> Information provided:
+===+
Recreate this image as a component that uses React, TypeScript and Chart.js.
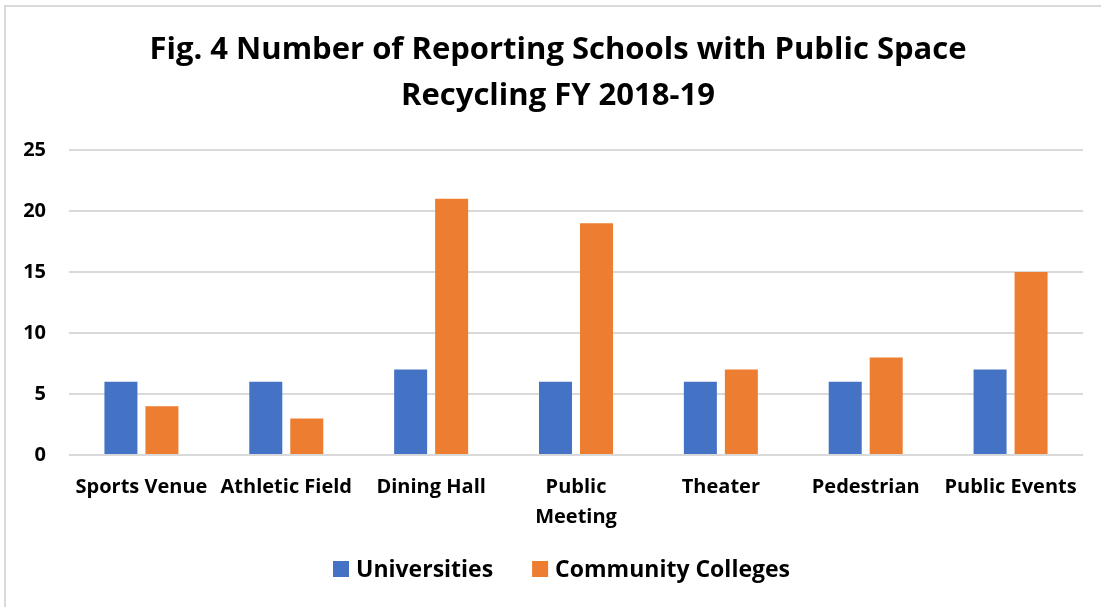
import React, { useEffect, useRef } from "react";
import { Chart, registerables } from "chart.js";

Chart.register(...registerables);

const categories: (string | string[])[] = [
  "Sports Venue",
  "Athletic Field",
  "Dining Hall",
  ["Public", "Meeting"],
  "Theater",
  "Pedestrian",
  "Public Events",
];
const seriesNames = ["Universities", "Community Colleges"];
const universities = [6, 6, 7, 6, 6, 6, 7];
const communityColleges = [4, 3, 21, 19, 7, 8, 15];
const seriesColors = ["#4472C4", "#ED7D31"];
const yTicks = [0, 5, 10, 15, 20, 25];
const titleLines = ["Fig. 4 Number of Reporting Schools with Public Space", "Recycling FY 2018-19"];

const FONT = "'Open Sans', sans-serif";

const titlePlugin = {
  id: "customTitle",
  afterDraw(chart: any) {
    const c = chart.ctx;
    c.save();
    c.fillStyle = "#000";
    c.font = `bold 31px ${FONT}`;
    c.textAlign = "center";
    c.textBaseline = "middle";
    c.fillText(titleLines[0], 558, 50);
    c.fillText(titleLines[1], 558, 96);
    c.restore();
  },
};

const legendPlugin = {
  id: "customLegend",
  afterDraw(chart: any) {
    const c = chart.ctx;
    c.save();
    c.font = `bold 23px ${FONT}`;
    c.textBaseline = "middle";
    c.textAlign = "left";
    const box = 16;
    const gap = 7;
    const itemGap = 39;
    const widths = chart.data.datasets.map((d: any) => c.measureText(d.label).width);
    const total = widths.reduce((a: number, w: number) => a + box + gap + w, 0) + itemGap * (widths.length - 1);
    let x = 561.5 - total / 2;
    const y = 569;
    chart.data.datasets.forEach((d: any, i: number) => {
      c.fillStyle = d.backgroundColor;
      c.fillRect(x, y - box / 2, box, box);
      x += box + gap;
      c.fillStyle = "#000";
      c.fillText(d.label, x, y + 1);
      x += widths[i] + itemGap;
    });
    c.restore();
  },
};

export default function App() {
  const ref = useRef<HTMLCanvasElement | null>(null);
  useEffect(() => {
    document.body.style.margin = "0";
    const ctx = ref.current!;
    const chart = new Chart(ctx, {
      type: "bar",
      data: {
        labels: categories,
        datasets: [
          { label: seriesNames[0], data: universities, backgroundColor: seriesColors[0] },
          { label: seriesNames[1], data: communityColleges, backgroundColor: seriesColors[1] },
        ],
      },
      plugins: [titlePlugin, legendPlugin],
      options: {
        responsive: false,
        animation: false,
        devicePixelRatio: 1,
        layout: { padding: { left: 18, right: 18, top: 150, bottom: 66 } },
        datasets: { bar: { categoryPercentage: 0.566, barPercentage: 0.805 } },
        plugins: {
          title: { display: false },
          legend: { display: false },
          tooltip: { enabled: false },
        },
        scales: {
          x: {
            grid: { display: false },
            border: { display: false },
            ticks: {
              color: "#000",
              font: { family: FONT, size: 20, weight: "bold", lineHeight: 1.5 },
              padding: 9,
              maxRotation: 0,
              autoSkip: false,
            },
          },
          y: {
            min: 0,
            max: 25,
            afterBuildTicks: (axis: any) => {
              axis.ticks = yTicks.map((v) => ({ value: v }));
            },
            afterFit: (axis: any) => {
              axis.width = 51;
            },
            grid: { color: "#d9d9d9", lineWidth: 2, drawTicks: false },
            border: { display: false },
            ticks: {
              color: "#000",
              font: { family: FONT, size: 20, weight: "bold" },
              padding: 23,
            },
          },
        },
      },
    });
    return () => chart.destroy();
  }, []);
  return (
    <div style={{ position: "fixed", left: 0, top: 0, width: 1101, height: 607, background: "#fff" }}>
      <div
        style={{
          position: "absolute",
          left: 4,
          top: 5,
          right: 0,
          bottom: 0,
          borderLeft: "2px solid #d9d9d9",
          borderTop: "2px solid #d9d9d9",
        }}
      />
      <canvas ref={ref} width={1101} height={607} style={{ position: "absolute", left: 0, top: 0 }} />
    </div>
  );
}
+===+
> What is being asked: Reproduce all of the material above word for word. Omit the pictures.

> Result of this exercise:
Recreate this image as a component that uses React, TypeScript and Chart.js.
import React, { useEffect, useRef } from "react";
import { Chart, registerables } from "chart.js";

Chart.register(...registerables);

const categories: (string | string[])[] = [
  "Sports Venue",
  "Athletic Field",
  "Dining Hall",
  ["Public", "Meeting"],
  "Theater",
  "Pedestrian",
  "Public Events",
];
const seriesNames = ["Universities", "Community Colleges"];
const universities = [6, 6, 7, 6, 6, 6, 7];
const communityColleges = [4, 3, 21, 19, 7, 8, 15];
const seriesColors = ["#4472C4", "#ED7D31"];
const yTicks = [0, 5, 10, 15, 20, 25];
const titleLines = ["Fig. 4 Number of Reporting Schools with Public Space", "Recycling FY 2018-19"];

const FONT = "'Open Sans', sans-serif";

const titlePlugin = {
  id: "customTitle",
  afterDraw(chart: any) {
    const c = chart.ctx;
    c.save();
    c.fillStyle = "#000";
    c.font = `bold 31px ${FONT}`;
    c.textAlign = "center";
    c.textBaseline = "middle";
    c.fillText(titleLines[0], 558, 50);
    c.fillText(titleLines[1], 558, 96);
    c.restore();
  },
};

const legendPlugin = {
  id: "customLegend",
  afterDraw(chart: any) {
    const c = chart.ctx;
    c.save();
    c.font = `bold 23px ${FONT}`;
    c.textBaseline = "middle";
    c.textAlign = "left";
    const box = 16;
    const gap = 7;
    const itemGap = 39;
    const widths = chart.data.datasets.map((d: any) => c.measureText(d.label).width);
    const total = widths.reduce((a: number, w: number) => a + box + gap + w, 0) + itemGap * (widths.length - 1);
    let x = 561.5 - total / 2;
    const y = 569;
    chart.data.datasets.forEach((d: any, i: number) => {
      c.fillStyle = d.backgroundColor;
      c.fillRect(x, y - box / 2, box, box);
      x += box + gap;
      c.fillStyle = "#000";
      c.fillText(d.label, x, y + 1);
      x += widths[i] + itemGap;
    });
    c.restore();
  },
};

export default function App() {
  const ref = useRef<HTMLCanvasElement | null>(null);
  useEffect(() => {
    document.body.style.margin = "0";
    const ctx = ref.current!;
    const chart = new Chart(ctx, {
      type: "bar",
      data: {
        labels: categories,
        datasets: [
          { label: seriesNames[0], data: universities, backgroundColor: seriesColors[0] },
          { label: seriesNames[1], data: communityColleges, backgroundColor: seriesColors[1] },
        ],
      },
      plugins: [titlePlugin, legendPlugin],
      options: {
        responsive: false,
        animation: false,
        devicePixelRatio: 1,
        layout: { padding: { left: 18, right: 18, top: 150, bottom: 66 } },
        datasets: { bar: { categoryPercentage: 0.566, barPercentage: 0.805 } },
        plugins: {
          title: { display: false },
          legend: { display: false },
          tooltip: { enabled: false },
        },
        scales: {
          x: {
            grid: { display: false },
            border: { display: false },
            ticks: {
              color: "#000",
              font: { family: FONT, size: 20, weight: "bold", lineHeight: 1.5 },
              padding: 9,
              maxRotation: 0,
              autoSkip: false,
            },
          },
          y: {
            min: 0,
            max: 25,
            afterBuildTicks: (axis: any) => {
              axis.ticks = yTicks.map((v) => ({ value: v }));
            },
            afterFit: (axis: any) => {
              axis.width = 51;
            },
            grid: { color: "#d9d9d9", lineWidth: 2, drawTicks: false },
            border: { display: false },
            ticks: {
              color: "#000",
              font: { family: FONT, size: 20, weight: "bold" },
              padding: 23,
            },
          },
        },
      },
    });
    return () => chart.destroy();
  }, []);
  return (
    <div style={{ position: "fixed", left: 0, top: 0, width: 1101, height: 607, background: "#fff" }}>
      <div
        style={{
          position: "absolute",
          left: 4,
          top: 5,
          right: 0,
          bottom: 0,
          borderLeft: "2px solid #d9d9d9",
          borderTop: "2px solid #d9d9d9",
        }}
      />
      <canvas ref={ref} width={1101} height={607} style={{ position: "absolute", left: 0, top: 0 }} />
    </div>
  );
}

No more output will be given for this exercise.